__PROBLEM REQUIREMENTS__
Write out again, unaltered, the lines from the start through the line containing "const slopeY = [6.3, 0.488];".
§
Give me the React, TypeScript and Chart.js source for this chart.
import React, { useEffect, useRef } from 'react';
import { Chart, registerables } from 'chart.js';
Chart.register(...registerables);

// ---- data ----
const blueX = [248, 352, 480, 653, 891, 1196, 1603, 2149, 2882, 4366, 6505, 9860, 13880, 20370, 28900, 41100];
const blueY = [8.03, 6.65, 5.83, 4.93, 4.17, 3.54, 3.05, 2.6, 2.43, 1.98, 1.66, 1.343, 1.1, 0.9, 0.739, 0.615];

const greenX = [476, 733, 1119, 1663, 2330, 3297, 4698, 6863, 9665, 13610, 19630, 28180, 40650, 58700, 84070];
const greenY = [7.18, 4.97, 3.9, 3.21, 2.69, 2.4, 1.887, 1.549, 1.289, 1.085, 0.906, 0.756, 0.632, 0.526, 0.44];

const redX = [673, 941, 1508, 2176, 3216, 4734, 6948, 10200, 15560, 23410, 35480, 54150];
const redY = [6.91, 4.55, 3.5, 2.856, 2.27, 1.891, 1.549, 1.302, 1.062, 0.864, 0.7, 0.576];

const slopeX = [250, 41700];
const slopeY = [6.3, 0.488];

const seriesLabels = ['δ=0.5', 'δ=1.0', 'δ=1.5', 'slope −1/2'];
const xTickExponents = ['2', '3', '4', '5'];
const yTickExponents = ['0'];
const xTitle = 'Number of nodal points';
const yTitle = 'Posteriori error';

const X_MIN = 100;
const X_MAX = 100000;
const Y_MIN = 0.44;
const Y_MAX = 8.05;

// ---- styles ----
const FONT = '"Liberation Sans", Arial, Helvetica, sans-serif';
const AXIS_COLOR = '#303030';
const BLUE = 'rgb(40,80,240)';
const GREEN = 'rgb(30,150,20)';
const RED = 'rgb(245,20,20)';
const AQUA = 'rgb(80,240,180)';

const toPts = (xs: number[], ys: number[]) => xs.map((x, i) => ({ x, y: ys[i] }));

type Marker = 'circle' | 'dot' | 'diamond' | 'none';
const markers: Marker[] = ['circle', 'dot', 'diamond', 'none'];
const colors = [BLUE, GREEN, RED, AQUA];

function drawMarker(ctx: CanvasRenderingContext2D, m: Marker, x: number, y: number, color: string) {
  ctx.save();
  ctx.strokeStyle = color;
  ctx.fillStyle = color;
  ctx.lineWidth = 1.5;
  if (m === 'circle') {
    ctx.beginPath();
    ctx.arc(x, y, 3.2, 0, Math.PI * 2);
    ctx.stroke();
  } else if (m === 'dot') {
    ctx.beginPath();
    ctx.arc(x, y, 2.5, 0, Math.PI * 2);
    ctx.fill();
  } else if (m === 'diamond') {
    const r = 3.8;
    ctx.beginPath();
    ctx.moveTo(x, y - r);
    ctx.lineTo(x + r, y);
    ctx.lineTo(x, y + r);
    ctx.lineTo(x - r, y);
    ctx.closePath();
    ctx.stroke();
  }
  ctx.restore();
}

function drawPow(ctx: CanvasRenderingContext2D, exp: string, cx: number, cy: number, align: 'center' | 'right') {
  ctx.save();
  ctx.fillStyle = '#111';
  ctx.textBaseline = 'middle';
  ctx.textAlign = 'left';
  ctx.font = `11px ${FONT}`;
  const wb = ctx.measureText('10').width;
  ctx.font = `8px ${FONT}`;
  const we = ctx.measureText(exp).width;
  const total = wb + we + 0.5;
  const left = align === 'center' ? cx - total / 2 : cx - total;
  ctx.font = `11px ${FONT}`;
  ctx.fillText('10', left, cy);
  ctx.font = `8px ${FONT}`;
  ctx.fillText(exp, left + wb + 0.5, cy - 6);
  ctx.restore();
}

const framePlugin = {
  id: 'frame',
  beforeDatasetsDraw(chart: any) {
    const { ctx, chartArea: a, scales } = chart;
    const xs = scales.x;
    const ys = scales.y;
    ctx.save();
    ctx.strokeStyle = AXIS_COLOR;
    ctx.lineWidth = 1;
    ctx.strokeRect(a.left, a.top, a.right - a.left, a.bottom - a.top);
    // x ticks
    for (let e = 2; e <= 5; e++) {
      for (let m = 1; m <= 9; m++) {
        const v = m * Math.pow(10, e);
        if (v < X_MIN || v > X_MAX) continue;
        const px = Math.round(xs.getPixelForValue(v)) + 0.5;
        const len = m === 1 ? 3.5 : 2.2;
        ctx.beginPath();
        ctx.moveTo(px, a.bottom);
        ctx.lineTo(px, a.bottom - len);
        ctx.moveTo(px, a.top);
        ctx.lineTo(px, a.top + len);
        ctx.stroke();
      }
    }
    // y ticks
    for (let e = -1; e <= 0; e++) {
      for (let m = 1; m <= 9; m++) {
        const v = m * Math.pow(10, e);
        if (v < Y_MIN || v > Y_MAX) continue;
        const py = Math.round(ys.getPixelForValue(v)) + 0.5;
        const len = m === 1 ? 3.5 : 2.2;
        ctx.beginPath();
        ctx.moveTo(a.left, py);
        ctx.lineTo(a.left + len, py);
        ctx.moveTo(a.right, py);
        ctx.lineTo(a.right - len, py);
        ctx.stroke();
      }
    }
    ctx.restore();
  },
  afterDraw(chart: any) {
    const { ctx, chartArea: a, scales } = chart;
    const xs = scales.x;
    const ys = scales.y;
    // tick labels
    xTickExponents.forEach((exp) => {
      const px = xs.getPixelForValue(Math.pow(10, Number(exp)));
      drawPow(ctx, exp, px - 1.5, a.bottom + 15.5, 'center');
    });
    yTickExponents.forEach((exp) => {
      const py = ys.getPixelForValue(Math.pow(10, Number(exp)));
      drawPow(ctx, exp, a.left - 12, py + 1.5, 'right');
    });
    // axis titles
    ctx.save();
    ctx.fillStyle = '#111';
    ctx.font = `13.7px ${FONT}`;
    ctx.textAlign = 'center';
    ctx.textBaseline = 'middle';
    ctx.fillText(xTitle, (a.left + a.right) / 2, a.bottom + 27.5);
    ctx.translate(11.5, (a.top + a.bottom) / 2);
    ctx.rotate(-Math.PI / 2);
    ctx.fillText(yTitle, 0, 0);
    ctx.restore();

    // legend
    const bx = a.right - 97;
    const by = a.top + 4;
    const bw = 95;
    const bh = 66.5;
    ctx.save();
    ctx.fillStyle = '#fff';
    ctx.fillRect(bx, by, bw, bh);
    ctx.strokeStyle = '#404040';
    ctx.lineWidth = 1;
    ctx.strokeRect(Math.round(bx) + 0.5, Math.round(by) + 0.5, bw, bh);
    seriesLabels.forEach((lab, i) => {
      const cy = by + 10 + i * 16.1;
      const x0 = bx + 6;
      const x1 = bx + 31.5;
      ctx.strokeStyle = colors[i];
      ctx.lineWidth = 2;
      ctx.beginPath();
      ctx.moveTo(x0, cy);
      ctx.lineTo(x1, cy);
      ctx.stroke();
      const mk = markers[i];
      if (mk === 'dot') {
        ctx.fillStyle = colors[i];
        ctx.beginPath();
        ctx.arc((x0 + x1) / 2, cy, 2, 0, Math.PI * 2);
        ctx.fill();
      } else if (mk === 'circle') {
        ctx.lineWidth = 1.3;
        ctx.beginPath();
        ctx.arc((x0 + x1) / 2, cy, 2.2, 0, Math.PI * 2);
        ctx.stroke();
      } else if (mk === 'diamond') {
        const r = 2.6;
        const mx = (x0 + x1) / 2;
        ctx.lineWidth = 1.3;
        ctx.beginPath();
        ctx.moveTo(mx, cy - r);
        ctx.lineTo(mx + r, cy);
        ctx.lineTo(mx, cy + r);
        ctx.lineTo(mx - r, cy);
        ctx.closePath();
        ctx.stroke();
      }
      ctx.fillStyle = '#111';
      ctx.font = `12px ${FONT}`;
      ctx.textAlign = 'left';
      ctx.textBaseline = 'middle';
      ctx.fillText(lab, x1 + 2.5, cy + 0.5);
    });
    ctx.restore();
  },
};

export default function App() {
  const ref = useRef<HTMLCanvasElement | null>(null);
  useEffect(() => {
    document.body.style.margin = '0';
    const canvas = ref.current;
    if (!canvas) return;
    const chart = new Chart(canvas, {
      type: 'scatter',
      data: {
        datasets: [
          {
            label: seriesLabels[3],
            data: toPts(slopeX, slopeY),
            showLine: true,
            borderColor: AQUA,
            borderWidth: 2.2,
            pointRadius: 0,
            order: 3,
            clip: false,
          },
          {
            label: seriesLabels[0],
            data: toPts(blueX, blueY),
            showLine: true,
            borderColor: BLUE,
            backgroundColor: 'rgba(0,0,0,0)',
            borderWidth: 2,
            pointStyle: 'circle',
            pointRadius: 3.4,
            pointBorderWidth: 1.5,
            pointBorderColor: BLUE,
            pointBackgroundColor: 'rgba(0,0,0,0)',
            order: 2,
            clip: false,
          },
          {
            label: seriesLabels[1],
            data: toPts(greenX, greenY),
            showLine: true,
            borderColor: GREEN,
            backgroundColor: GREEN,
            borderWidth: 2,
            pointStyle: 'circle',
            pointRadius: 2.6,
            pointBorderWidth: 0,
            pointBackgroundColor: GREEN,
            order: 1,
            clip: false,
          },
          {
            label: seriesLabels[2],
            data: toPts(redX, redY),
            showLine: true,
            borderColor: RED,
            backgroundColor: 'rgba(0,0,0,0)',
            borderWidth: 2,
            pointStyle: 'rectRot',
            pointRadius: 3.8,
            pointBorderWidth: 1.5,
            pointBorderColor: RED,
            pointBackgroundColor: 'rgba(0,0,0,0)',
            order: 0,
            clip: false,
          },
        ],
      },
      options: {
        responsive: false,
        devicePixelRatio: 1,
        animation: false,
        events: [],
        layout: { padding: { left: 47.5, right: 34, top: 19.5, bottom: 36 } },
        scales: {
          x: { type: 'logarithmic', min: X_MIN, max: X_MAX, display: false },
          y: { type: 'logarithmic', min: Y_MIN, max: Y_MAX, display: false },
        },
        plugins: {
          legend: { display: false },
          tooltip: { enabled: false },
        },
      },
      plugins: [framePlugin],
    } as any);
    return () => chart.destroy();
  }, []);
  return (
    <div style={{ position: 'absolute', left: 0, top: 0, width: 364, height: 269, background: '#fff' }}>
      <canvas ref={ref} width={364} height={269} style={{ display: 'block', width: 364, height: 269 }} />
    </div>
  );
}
§
__RESULT FOR THIS TASK__
Give me the React, TypeScript and Chart.js source for this chart.
import React, { useEffect, useRef } from 'react';
import { Chart, registerables } from 'chart.js';
Chart.register(...registerables);

// ---- data ----
const blueX = [248, 352, 480, 653, 891, 1196, 1603, 2149, 2882, 4366, 6505, 9860, 13880, 20370, 28900, 41100];
const blueY = [8.03, 6.65, 5.83, 4.93, 4.17, 3.54, 3.05, 2.6, 2.43, 1.98, 1.66, 1.343, 1.1, 0.9, 0.739, 0.615];

const greenX = [476, 733, 1119, 1663, 2330, 3297, 4698, 6863, 9665, 13610, 19630, 28180, 40650, 58700, 84070];
const greenY = [7.18, 4.97, 3.9, 3.21, 2.69, 2.4, 1.887, 1.549, 1.289, 1.085, 0.906, 0.756, 0.632, 0.526, 0.44];

const redX = [673, 941, 1508, 2176, 3216, 4734, 6948, 10200, 15560, 23410, 35480, 54150];
const redY = [6.91, 4.55, 3.5, 2.856, 2.27, 1.891, 1.549, 1.302, 1.062, 0.864, 0.7, 0.576];

const slopeX = [250, 41700];
const slopeY = [6.3, 0.488];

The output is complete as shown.